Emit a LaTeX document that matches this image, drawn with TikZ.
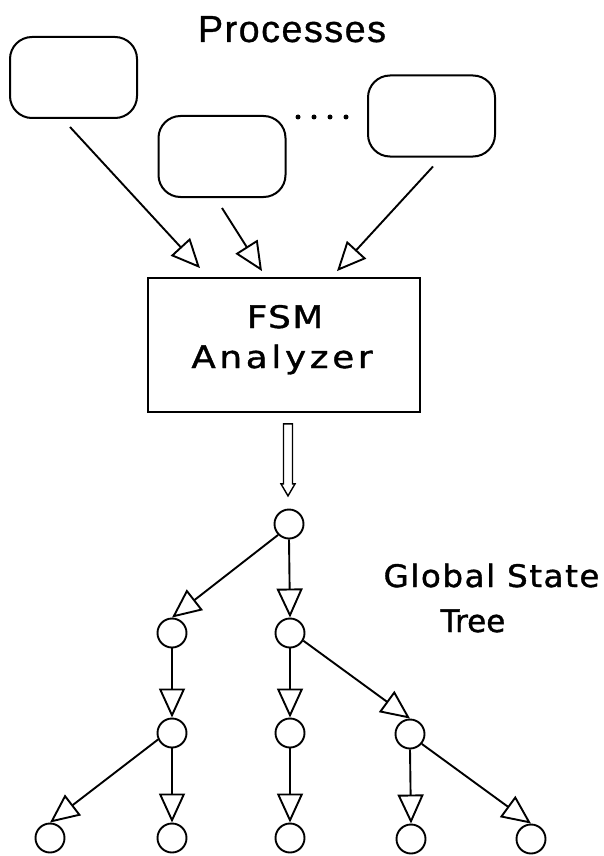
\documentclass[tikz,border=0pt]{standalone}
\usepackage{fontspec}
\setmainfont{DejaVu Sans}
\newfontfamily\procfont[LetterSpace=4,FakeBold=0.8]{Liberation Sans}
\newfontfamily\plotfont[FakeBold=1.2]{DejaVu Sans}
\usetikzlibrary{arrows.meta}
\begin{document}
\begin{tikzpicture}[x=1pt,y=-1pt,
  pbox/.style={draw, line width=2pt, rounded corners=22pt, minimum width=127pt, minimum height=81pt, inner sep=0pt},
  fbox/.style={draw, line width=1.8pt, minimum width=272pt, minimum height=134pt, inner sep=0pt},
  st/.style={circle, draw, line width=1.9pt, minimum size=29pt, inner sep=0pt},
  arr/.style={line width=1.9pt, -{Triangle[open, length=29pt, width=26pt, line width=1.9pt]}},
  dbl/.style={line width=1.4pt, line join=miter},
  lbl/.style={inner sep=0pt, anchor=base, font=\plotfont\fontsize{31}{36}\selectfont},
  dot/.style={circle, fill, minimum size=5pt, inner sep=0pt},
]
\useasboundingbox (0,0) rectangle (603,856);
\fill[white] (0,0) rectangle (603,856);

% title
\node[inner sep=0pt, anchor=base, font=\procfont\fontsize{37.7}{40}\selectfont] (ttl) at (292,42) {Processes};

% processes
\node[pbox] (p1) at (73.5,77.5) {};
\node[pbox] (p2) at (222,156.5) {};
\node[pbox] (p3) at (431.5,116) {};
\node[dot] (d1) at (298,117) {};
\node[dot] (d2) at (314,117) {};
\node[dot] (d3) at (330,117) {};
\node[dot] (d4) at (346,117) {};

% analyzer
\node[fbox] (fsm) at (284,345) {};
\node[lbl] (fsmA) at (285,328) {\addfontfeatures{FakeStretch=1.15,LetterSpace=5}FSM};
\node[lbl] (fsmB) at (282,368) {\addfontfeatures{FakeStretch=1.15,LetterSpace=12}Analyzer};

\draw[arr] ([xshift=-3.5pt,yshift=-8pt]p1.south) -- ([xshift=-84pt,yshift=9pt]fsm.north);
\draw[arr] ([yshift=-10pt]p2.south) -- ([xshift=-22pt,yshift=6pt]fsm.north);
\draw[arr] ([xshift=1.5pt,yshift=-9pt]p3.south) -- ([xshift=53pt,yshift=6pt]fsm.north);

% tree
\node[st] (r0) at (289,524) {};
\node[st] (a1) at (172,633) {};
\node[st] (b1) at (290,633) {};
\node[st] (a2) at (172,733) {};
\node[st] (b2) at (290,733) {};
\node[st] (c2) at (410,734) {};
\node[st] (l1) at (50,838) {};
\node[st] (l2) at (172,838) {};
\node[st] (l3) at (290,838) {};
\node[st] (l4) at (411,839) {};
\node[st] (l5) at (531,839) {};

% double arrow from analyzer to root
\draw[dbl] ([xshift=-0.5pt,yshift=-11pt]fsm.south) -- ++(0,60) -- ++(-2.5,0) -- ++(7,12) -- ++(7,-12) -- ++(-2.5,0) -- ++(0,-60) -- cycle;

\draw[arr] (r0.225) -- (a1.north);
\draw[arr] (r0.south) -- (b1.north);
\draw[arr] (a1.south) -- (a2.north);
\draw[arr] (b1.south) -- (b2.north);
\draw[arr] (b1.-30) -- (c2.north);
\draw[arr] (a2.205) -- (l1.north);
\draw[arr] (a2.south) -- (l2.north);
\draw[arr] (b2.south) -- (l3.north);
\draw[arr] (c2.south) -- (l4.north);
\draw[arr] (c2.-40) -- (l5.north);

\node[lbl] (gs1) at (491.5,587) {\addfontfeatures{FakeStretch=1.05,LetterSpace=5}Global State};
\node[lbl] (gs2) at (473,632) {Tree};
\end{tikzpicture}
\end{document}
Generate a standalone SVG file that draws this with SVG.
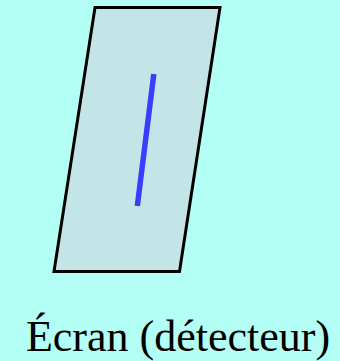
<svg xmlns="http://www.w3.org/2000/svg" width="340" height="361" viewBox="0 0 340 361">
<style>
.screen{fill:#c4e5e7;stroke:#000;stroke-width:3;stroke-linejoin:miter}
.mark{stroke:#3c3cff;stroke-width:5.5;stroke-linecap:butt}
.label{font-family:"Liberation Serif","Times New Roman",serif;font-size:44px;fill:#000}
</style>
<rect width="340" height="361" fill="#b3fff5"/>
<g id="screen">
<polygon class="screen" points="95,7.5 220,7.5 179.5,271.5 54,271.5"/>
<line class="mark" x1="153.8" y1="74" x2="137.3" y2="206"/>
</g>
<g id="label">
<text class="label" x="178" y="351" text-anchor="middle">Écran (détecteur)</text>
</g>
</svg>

WRITTEN EXERCISE:
In the data above, find the line with "Generate a standalone" and repeat it and every line after it through the end, exactly; leave the pictures out.

WORKED ANSWER:
Generate a standalone SVG file that draws this with SVG.
<svg xmlns="http://www.w3.org/2000/svg" width="340" height="361" viewBox="0 0 340 361">
<style>
.screen{fill:#c4e5e7;stroke:#000;stroke-width:3;stroke-linejoin:miter}
.mark{stroke:#3c3cff;stroke-width:5.5;stroke-linecap:butt}
.label{font-family:"Liberation Serif","Times New Roman",serif;font-size:44px;fill:#000}
</style>
<rect width="340" height="361" fill="#b3fff5"/>
<g id="screen">
<polygon class="screen" points="95,7.5 220,7.5 179.5,271.5 54,271.5"/>
<line class="mark" x1="153.8" y1="74" x2="137.3" y2="206"/>
</g>
<g id="label">
<text class="label" x="178" y="351" text-anchor="middle">Écran (détecteur)</text>
</g>
</svg>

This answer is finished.